* PROMPT
All the data below goes into the copy word for word, but the pictures don't.

* DATASET RECORDS
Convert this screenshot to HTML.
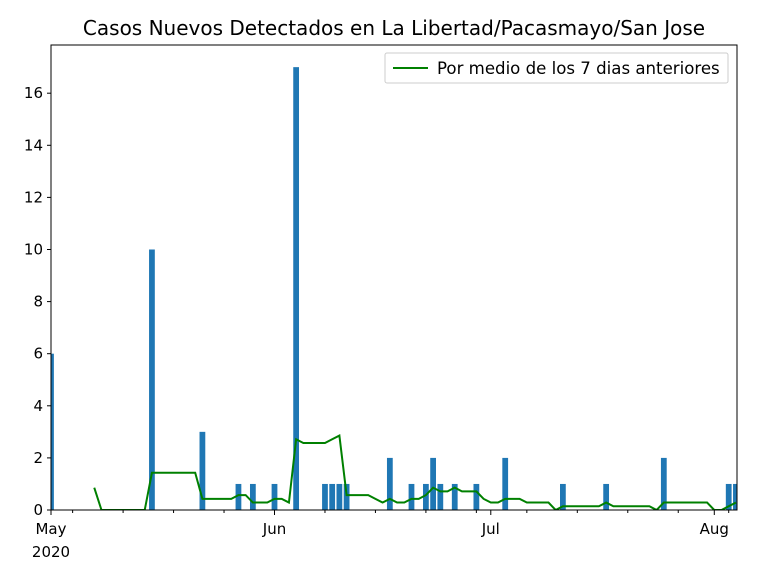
<!DOCTYPE html>
<html><head><meta charset="utf-8"><style>
body{margin:0;background:#fff;}
svg text{font-family:"DejaVu Sans","Liberation Sans",sans-serif;}
</style></head><body>
<svg id="chart" width="768" height="576" xmlns="http://www.w3.org/2000/svg">
<rect width="768" height="576" fill="#fff"/>
<text x="394" y="35" font-size="20" text-anchor="middle">Casos Nuevos Detectados en La Libertad/Pacasmayo/San Jose</text>
<g id="plot"></g>
<g>
<rect x="385" y="53" width="343" height="30" fill="#fff" stroke="#ccc" rx="2"/>
<line x1="393" y1="68" x2="428" y2="68" stroke="green" stroke-width="2"/>
<text x="437" y="74" font-size="16.6">Por medio de los 7 dias anteriores</text>
</g>
</svg>
<script>
const caseDays=[0,14,21,26,28,31,34,38,39,40,41,47,50,52,53,54,56,59,63,71,77,85,94,95];
const caseCounts=[6,10,3,1,1,1,17,1,1,1,1,2,1,1,2,1,1,1,2,1,1,2,1,1];
const yTicks=[0,2,4,6,8,10,12,14,16];
const monthTicks=[{d:0,l:"May"},{d:31,l:"Jun"},{d:61,l:"Jul"},{d:92,l:"Aug"}];
const minorTickDays=[3,10,17,24,38,45,52,59,66,73,80,87,94];
const NS="http://www.w3.org/2000/svg";
const L=51,R=737,T=45,B=510,dMin=0,dMax=95.15,yMax=17.85;
const xs=d=>L+(d-dMin)/(dMax-dMin)*(R-L);
const ys=v=>B-v/yMax*(B-T);
const g=document.getElementById('plot');
function mk(t,a){const e=document.createElementNS(NS,t);for(const k in a)e.setAttribute(k,a[k]);g.appendChild(e);return e;}
const daily=[];for(let d=0;d<=95;d++)daily.push(0);
caseDays.forEach((d,i)=>daily[d]=caseCounts[i]);
const cp=mk('clipPath',{id:'c'});const cr=document.createElementNS(NS,'rect');
cr.setAttribute('x',L);cr.setAttribute('y',T);cr.setAttribute('width',R-L);cr.setAttribute('height',B-T);cp.appendChild(cr);
const bw=(xs(1)-xs(0))*0.8;
caseDays.forEach((d,i)=>{
 const r=mk('rect',{x:xs(d)-bw/2,y:ys(caseCounts[i]),width:bw,height:B-ys(caseCounts[i]),fill:'#1f77b4','clip-path':'url(#c)'});
 
 
});
let pts=[];
for(let d=6;d<=95;d++){let s=0;for(let k=d-6;k<=d;k++)s+=daily[k];pts.push(xs(d)+','+ys(s/7));}
const pl=mk('polyline',{points:pts.join(' '),fill:'none',stroke:'green','stroke-width':2,'clip-path':'url(#c)'});


const fr=mk('rect',{x:L,y:T,width:R-L,height:B-T,fill:'none',stroke:'#000','stroke-width':1});


yTicks.forEach(v=>{
 const y=ys(v);
 const tl=mk('line',{x1:L-4,x2:L,y1:y,y2:y,stroke:'#000'});
 
 
 const t=mk('text',{x:L-8,y:y+5,'font-size':15,'text-anchor':'end'});t.textContent=v;
 
 
});
minorTickDays.forEach(d=>{
 const ln=mk('line',{x1:xs(d),x2:xs(d),y1:B,y2:B+3,stroke:'#000'});
 
 
});
monthTicks.forEach((m,i)=>{
 const x=xs(m.d);
 const ln=mk('line',{x1:x,x2:x,y1:B,y2:B+5,stroke:'#000'});
 
 
 const t=mk('text',{x:x,y:B+24,'font-size':15,'text-anchor':'middle'});t.textContent=m.l;
 
 
 if(i===0){const t2=mk('text',{x:x,y:B+47,'font-size':15,'text-anchor':'middle'});t2.textContent='2020';
 
 }
});
</script>
</body></html>
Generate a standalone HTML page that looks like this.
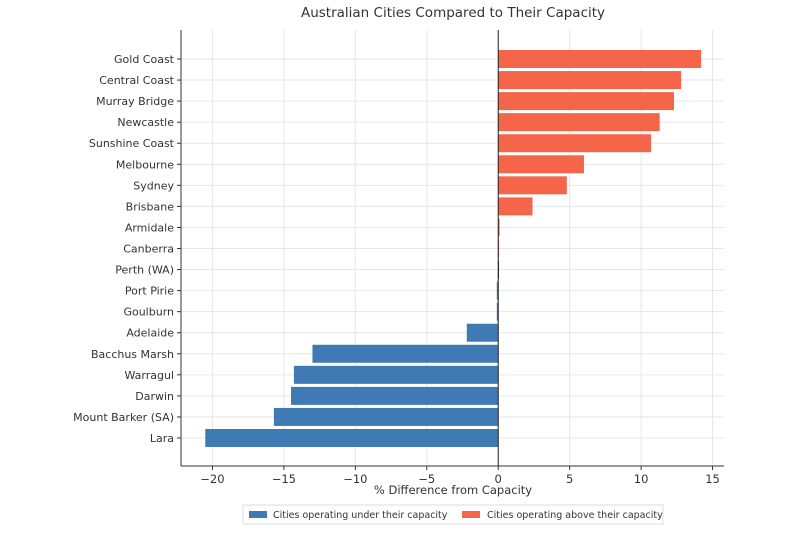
<!DOCTYPE html>
<html><head><meta charset="utf-8"><style>
body{margin:0;background:#fff;font-family:"DejaVu Sans","Liberation Sans",sans-serif;}
svg text{font-family:"DejaVu Sans","Liberation Sans",sans-serif;fill:#333;}
</style></head><body>
<svg id="chart" width="800" height="530" xmlns="http://www.w3.org/2000/svg">
<text x="453" y="17" font-size="13.5" text-anchor="middle">Australian Cities Compared to Their Capacity</text>
<g id="grid"></g><g id="bars"></g><g id="axes"></g>
<text x="453" y="494" font-size="11.5" text-anchor="middle">% Difference from Capacity</text>
<g>
<rect x="243" y="505" width="420" height="19" fill="#fff" stroke="#ddd"/>
<rect x="249" y="511" width="18" height="7" fill="#3f7ab4"/>
<text x="273" y="518" font-size="9.5">Cities operating under their capacity</text>
<rect x="462" y="511" width="18" height="7" fill="#f4654a"/>
<text x="487" y="518" font-size="9.5">Cities operating above their capacity</text>
</g>
</svg>
<script>
const categories=["Gold Coast","Central Coast","Murray Bridge","Newcastle","Sunshine Coast","Melbourne","Sydney","Brisbane","Armidale","Canberra","Perth (WA)","Port Pirie","Goulburn","Adelaide","Bacchus Marsh","Warragul","Darwin","Mount Barker (SA)","Lara"];
const values=[14.2,12.8,12.3,11.3,10.7,6.0,4.8,2.4,0.1,0.05,0,-0.1,-0.1,-2.2,-13.0,-14.3,-14.5,-15.7,-20.5];
const xTicks=[-20,-15,-10,-5,0,5,10,15];
const xMin=-22.2,xMax=15.8,L=181,R=724,T=30,B=466;
const NS="http://www.w3.org/2000/svg";
const x=v=>L+(v-xMin)/(xMax-xMin)*(R-L);
const step=(438-59)/18;
const y=i=>59+i*step;
function mk(tag,attrs,parent){const e=document.createElementNS(NS,tag);for(const k in attrs)e.setAttribute(k,attrs[k]);parent.appendChild(e);return e;}
const grid=document.getElementById('grid'),bars=document.getElementById('bars'),axes=document.getElementById('axes');
xTicks.forEach(t=>{
 const g=mk('line',{x1:x(t),x2:x(t),y1:T,y2:B,stroke:'#e6e6e6'},grid);
 
 
 const tk=mk('line',{x1:x(t),x2:x(t),y1:B,y2:B+4,stroke:'#333'},axes);
 
 
 const tx=mk('text',{x:x(t),y:B+17,'font-size':11.5,'text-anchor':'middle'},axes);
 tx.textContent=t<0?'\u2212'+Math.abs(t):String(t);
 
 
});
categories.forEach((c,i)=>{
 const gl=mk('line',{x1:L,x2:R,y1:y(i),y2:y(i),stroke:'#e6e6e6'},grid);
 
 
 const v=values[i];
 const r=mk('rect',{x:Math.min(x(v),x(0)),y:y(i)-9,width:Math.max(Math.abs(x(v)-x(0)),0.8),height:18,fill:v>0?'#f4654a':(v<0?'#3f7ab4':'#333')},bars);
 
 
 const tk=mk('line',{x1:L-4,x2:L,y1:y(i),y2:y(i),stroke:'#333'},axes);
 
 
 const tx=mk('text',{x:L-7,y:y(i)+4,'font-size':11,'text-anchor':'end'},axes);
 tx.textContent=c;
 
 
});
const zl=mk('line',{x1:x(0),x2:x(0),y1:T,y2:B,stroke:'#222','stroke-width':1},axes);


const la=mk('line',{x1:L,x2:L,y1:T,y2:B,stroke:'#333'},axes);


const ba=mk('line',{x1:L,x2:R,y1:B,y2:B,stroke:'#333'},axes);


</script>
</body></html>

* RESPONSE
Convert this screenshot to HTML.
<!DOCTYPE html>
<html><head><meta charset="utf-8"><style>
body{margin:0;background:#fff;}
svg text{font-family:"DejaVu Sans","Liberation Sans",sans-serif;}
</style></head><body>
<svg id="chart" width="768" height="576" xmlns="http://www.w3.org/2000/svg">
<rect width="768" height="576" fill="#fff"/>
<text x="394" y="35" font-size="20" text-anchor="middle">Casos Nuevos Detectados en La Libertad/Pacasmayo/San Jose</text>
<g id="plot"></g>
<g>
<rect x="385" y="53" width="343" height="30" fill="#fff" stroke="#ccc" rx="2"/>
<line x1="393" y1="68" x2="428" y2="68" stroke="green" stroke-width="2"/>
<text x="437" y="74" font-size="16.6">Por medio de los 7 dias anteriores</text>
</g>
</svg>
<script>
const caseDays=[0,14,21,26,28,31,34,38,39,40,41,47,50,52,53,54,56,59,63,71,77,85,94,95];
const caseCounts=[6,10,3,1,1,1,17,1,1,1,1,2,1,1,2,1,1,1,2,1,1,2,1,1];
const yTicks=[0,2,4,6,8,10,12,14,16];
const monthTicks=[{d:0,l:"May"},{d:31,l:"Jun"},{d:61,l:"Jul"},{d:92,l:"Aug"}];
const minorTickDays=[3,10,17,24,38,45,52,59,66,73,80,87,94];
const NS="http://www.w3.org/2000/svg";
const L=51,R=737,T=45,B=510,dMin=0,dMax=95.15,yMax=17.85;
const xs=d=>L+(d-dMin)/(dMax-dMin)*(R-L);
const ys=v=>B-v/yMax*(B-T);
const g=document.getElementById('plot');
function mk(t,a){const e=document.createElementNS(NS,t);for(const k in a)e.setAttribute(k,a[k]);g.appendChild(e);return e;}
const daily=[];for(let d=0;d<=95;d++)daily.push(0);
caseDays.forEach((d,i)=>daily[d]=caseCounts[i]);
const cp=mk('clipPath',{id:'c'});const cr=document.createElementNS(NS,'rect');
cr.setAttribute('x',L);cr.setAttribute('y',T);cr.setAttribute('width',R-L);cr.setAttribute('height',B-T);cp.appendChild(cr);
const bw=(xs(1)-xs(0))*0.8;
caseDays.forEach((d,i)=>{
 const r=mk('rect',{x:xs(d)-bw/2,y:ys(caseCounts[i]),width:bw,height:B-ys(caseCounts[i]),fill:'#1f77b4','clip-path':'url(#c)'});
 
 
});
let pts=[];
for(let d=6;d<=95;d++){let s=0;for(let k=d-6;k<=d;k++)s+=daily[k];pts.push(xs(d)+','+ys(s/7));}
const pl=mk('polyline',{points:pts.join(' '),fill:'none',stroke:'green','stroke-width':2,'clip-path':'url(#c)'});


const fr=mk('rect',{x:L,y:T,width:R-L,height:B-T,fill:'none',stroke:'#000','stroke-width':1});


yTicks.forEach(v=>{
 const y=ys(v);
 const tl=mk('line',{x1:L-4,x2:L,y1:y,y2:y,stroke:'#000'});
 
 
 const t=mk('text',{x:L-8,y:y+5,'font-size':15,'text-anchor':'end'});t.textContent=v;
 
 
});
minorTickDays.forEach(d=>{
 const ln=mk('line',{x1:xs(d),x2:xs(d),y1:B,y2:B+3,stroke:'#000'});
 
 
});
monthTicks.forEach((m,i)=>{
 const x=xs(m.d);
 const ln=mk('line',{x1:x,x2:x,y1:B,y2:B+5,stroke:'#000'});
 
 
 const t=mk('text',{x:x,y:B+24,'font-size':15,'text-anchor':'middle'});t.textContent=m.l;
 
 
 if(i===0){const t2=mk('text',{x:x,y:B+47,'font-size':15,'text-anchor':'middle'});t2.textContent='2020';
 
 }
});
</script>
</body></html>
Generate a standalone HTML page that looks like this.
<!DOCTYPE html>
<html><head><meta charset="utf-8"><style>
body{margin:0;background:#fff;font-family:"DejaVu Sans","Liberation Sans",sans-serif;}
svg text{font-family:"DejaVu Sans","Liberation Sans",sans-serif;fill:#333;}
</style></head><body>
<svg id="chart" width="800" height="530" xmlns="http://www.w3.org/2000/svg">
<text x="453" y="17" font-size="13.5" text-anchor="middle">Australian Cities Compared to Their Capacity</text>
<g id="grid"></g><g id="bars"></g><g id="axes"></g>
<text x="453" y="494" font-size="11.5" text-anchor="middle">% Difference from Capacity</text>
<g>
<rect x="243" y="505" width="420" height="19" fill="#fff" stroke="#ddd"/>
<rect x="249" y="511" width="18" height="7" fill="#3f7ab4"/>
<text x="273" y="518" font-size="9.5">Cities operating under their capacity</text>
<rect x="462" y="511" width="18" height="7" fill="#f4654a"/>
<text x="487" y="518" font-size="9.5">Cities operating above their capacity</text>
</g>
</svg>
<script>
const categories=["Gold Coast","Central Coast","Murray Bridge","Newcastle","Sunshine Coast","Melbourne","Sydney","Brisbane","Armidale","Canberra","Perth (WA)","Port Pirie","Goulburn","Adelaide","Bacchus Marsh","Warragul","Darwin","Mount Barker (SA)","Lara"];
const values=[14.2,12.8,12.3,11.3,10.7,6.0,4.8,2.4,0.1,0.05,0,-0.1,-0.1,-2.2,-13.0,-14.3,-14.5,-15.7,-20.5];
const xTicks=[-20,-15,-10,-5,0,5,10,15];
const xMin=-22.2,xMax=15.8,L=181,R=724,T=30,B=466;
const NS="http://www.w3.org/2000/svg";
const x=v=>L+(v-xMin)/(xMax-xMin)*(R-L);
const step=(438-59)/18;
const y=i=>59+i*step;
function mk(tag,attrs,parent){const e=document.createElementNS(NS,tag);for(const k in attrs)e.setAttribute(k,attrs[k]);parent.appendChild(e);return e;}
const grid=document.getElementById('grid'),bars=document.getElementById('bars'),axes=document.getElementById('axes');
xTicks.forEach(t=>{
 const g=mk('line',{x1:x(t),x2:x(t),y1:T,y2:B,stroke:'#e6e6e6'},grid);
 
 
 const tk=mk('line',{x1:x(t),x2:x(t),y1:B,y2:B+4,stroke:'#333'},axes);
 
 
 const tx=mk('text',{x:x(t),y:B+17,'font-size':11.5,'text-anchor':'middle'},axes);
 tx.textContent=t<0?'\u2212'+Math.abs(t):String(t);
 
 
});
categories.forEach((c,i)=>{
 const gl=mk('line',{x1:L,x2:R,y1:y(i),y2:y(i),stroke:'#e6e6e6'},grid);
 
 
 const v=values[i];
 const r=mk('rect',{x:Math.min(x(v),x(0)),y:y(i)-9,width:Math.max(Math.abs(x(v)-x(0)),0.8),height:18,fill:v>0?'#f4654a':(v<0?'#3f7ab4':'#333')},bars);
 
 
 const tk=mk('line',{x1:L-4,x2:L,y1:y(i),y2:y(i),stroke:'#333'},axes);
 
 
 const tx=mk('text',{x:L-7,y:y(i)+4,'font-size':11,'text-anchor':'end'},axes);
 tx.textContent=c;
 
 
});
const zl=mk('line',{x1:x(0),x2:x(0),y1:T,y2:B,stroke:'#222','stroke-width':1},axes);


const la=mk('line',{x1:L,x2:L,y1:T,y2:B,stroke:'#333'},axes);


const ba=mk('line',{x1:L,x2:R,y1:B,y2:B,stroke:'#333'},axes);


</script>
</body></html>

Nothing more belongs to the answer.